_REQUIREMENT_
Copy all the entries word for word, but omit the pictures.

_DATA SUPPLIED_
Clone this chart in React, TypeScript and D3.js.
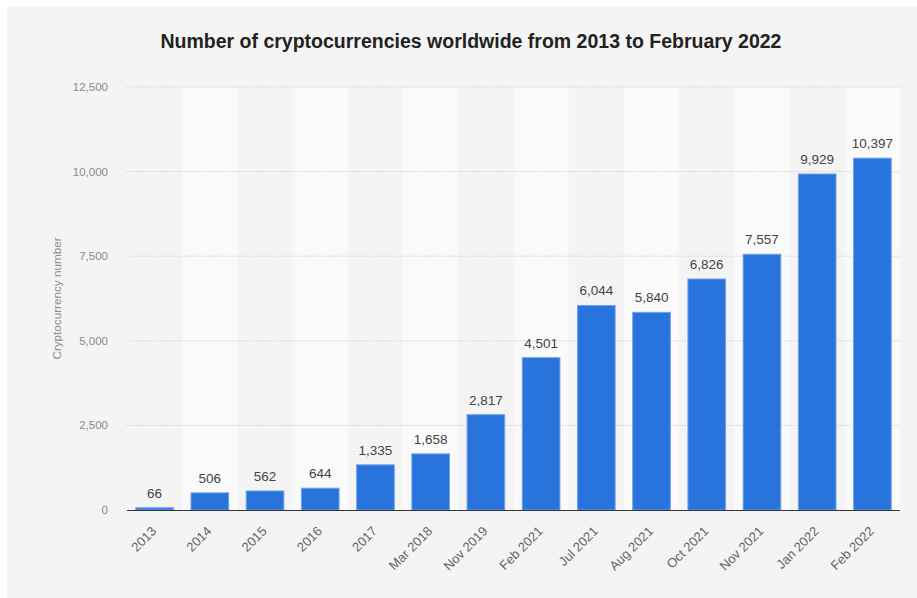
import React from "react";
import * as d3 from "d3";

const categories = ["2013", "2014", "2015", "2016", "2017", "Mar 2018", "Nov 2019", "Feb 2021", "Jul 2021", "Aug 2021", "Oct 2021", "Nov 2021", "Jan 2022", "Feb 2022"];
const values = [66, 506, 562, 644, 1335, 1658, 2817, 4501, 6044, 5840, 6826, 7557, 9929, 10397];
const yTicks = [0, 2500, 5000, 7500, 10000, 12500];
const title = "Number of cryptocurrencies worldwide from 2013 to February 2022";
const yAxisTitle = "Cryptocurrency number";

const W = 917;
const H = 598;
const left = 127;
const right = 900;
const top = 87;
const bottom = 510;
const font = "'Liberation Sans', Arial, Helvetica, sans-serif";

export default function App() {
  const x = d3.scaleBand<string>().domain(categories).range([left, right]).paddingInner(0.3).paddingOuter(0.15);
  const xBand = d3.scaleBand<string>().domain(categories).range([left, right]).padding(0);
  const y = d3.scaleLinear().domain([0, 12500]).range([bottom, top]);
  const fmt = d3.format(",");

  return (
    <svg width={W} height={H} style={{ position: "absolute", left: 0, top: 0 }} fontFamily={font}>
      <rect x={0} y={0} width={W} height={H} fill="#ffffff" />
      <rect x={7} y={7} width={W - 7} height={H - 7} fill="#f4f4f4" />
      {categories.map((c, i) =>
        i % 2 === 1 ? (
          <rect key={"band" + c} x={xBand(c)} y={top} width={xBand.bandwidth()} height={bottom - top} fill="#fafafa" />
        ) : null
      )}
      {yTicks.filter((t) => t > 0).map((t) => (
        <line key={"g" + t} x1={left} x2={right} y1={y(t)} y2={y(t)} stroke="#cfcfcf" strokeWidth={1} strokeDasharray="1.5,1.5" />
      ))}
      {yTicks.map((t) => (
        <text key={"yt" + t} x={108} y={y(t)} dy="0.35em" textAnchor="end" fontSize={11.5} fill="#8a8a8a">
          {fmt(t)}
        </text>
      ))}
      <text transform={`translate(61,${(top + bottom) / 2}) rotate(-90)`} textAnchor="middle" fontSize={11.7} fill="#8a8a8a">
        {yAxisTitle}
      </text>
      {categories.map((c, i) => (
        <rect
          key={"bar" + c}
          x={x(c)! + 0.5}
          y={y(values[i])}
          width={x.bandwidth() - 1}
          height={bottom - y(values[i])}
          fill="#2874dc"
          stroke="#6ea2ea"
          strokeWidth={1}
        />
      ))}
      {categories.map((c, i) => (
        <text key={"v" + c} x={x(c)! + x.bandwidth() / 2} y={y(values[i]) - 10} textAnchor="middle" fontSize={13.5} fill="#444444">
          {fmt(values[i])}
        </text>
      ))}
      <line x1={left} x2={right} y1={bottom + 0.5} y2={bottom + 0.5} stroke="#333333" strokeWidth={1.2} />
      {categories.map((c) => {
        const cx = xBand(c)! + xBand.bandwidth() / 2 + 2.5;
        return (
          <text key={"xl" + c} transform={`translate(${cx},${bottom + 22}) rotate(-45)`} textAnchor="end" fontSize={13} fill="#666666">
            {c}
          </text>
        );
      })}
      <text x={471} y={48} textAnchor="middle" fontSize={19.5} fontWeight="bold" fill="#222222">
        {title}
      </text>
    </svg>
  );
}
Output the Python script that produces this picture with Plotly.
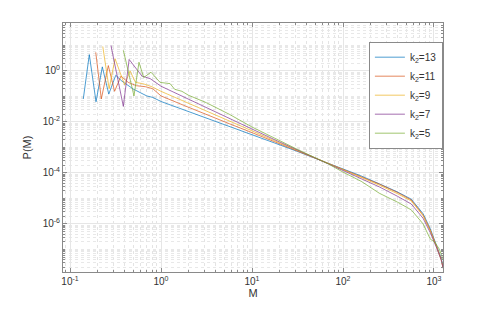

_EXERCISE ANSWER_
Clone this chart in React, TypeScript and D3.js.
import React from "react";
import * as d3 from "d3";

const categories = ["2013", "2014", "2015", "2016", "2017", "Mar 2018", "Nov 2019", "Feb 2021", "Jul 2021", "Aug 2021", "Oct 2021", "Nov 2021", "Jan 2022", "Feb 2022"];
const values = [66, 506, 562, 644, 1335, 1658, 2817, 4501, 6044, 5840, 6826, 7557, 9929, 10397];
const yTicks = [0, 2500, 5000, 7500, 10000, 12500];
const title = "Number of cryptocurrencies worldwide from 2013 to February 2022";
const yAxisTitle = "Cryptocurrency number";

const W = 917;
const H = 598;
const left = 127;
const right = 900;
const top = 87;
const bottom = 510;
const font = "'Liberation Sans', Arial, Helvetica, sans-serif";

export default function App() {
  const x = d3.scaleBand<string>().domain(categories).range([left, right]).paddingInner(0.3).paddingOuter(0.15);
  const xBand = d3.scaleBand<string>().domain(categories).range([left, right]).padding(0);
  const y = d3.scaleLinear().domain([0, 12500]).range([bottom, top]);
  const fmt = d3.format(",");

  return (
    <svg width={W} height={H} style={{ position: "absolute", left: 0, top: 0 }} fontFamily={font}>
      <rect x={0} y={0} width={W} height={H} fill="#ffffff" />
      <rect x={7} y={7} width={W - 7} height={H - 7} fill="#f4f4f4" />
      {categories.map((c, i) =>
        i % 2 === 1 ? (
          <rect key={"band" + c} x={xBand(c)} y={top} width={xBand.bandwidth()} height={bottom - top} fill="#fafafa" />
        ) : null
      )}
      {yTicks.filter((t) => t > 0).map((t) => (
        <line key={"g" + t} x1={left} x2={right} y1={y(t)} y2={y(t)} stroke="#cfcfcf" strokeWidth={1} strokeDasharray="1.5,1.5" />
      ))}
      {yTicks.map((t) => (
        <text key={"yt" + t} x={108} y={y(t)} dy="0.35em" textAnchor="end" fontSize={11.5} fill="#8a8a8a">
          {fmt(t)}
        </text>
      ))}
      <text transform={`translate(61,${(top + bottom) / 2}) rotate(-90)`} textAnchor="middle" fontSize={11.7} fill="#8a8a8a">
        {yAxisTitle}
      </text>
      {categories.map((c, i) => (
        <rect
          key={"bar" + c}
          x={x(c)! + 0.5}
          y={y(values[i])}
          width={x.bandwidth() - 1}
          height={bottom - y(values[i])}
          fill="#2874dc"
          stroke="#6ea2ea"
          strokeWidth={1}
        />
      ))}
      {categories.map((c, i) => (
        <text key={"v" + c} x={x(c)! + x.bandwidth() / 2} y={y(values[i]) - 10} textAnchor="middle" fontSize={13.5} fill="#444444">
          {fmt(values[i])}
        </text>
      ))}
      <line x1={left} x2={right} y1={bottom + 0.5} y2={bottom + 0.5} stroke="#333333" strokeWidth={1.2} />
      {categories.map((c) => {
        const cx = xBand(c)! + xBand.bandwidth() / 2 + 2.5;
        return (
          <text key={"xl" + c} transform={`translate(${cx},${bottom + 22}) rotate(-45)`} textAnchor="end" fontSize={13} fill="#666666">
            {c}
          </text>
        );
      })}
      <text x={471} y={48} textAnchor="middle" fontSize={19.5} fontWeight="bold" fill="#222222">
        {title}
      </text>
    </svg>
  );
}
Output the Python script that produces this picture with Plotly.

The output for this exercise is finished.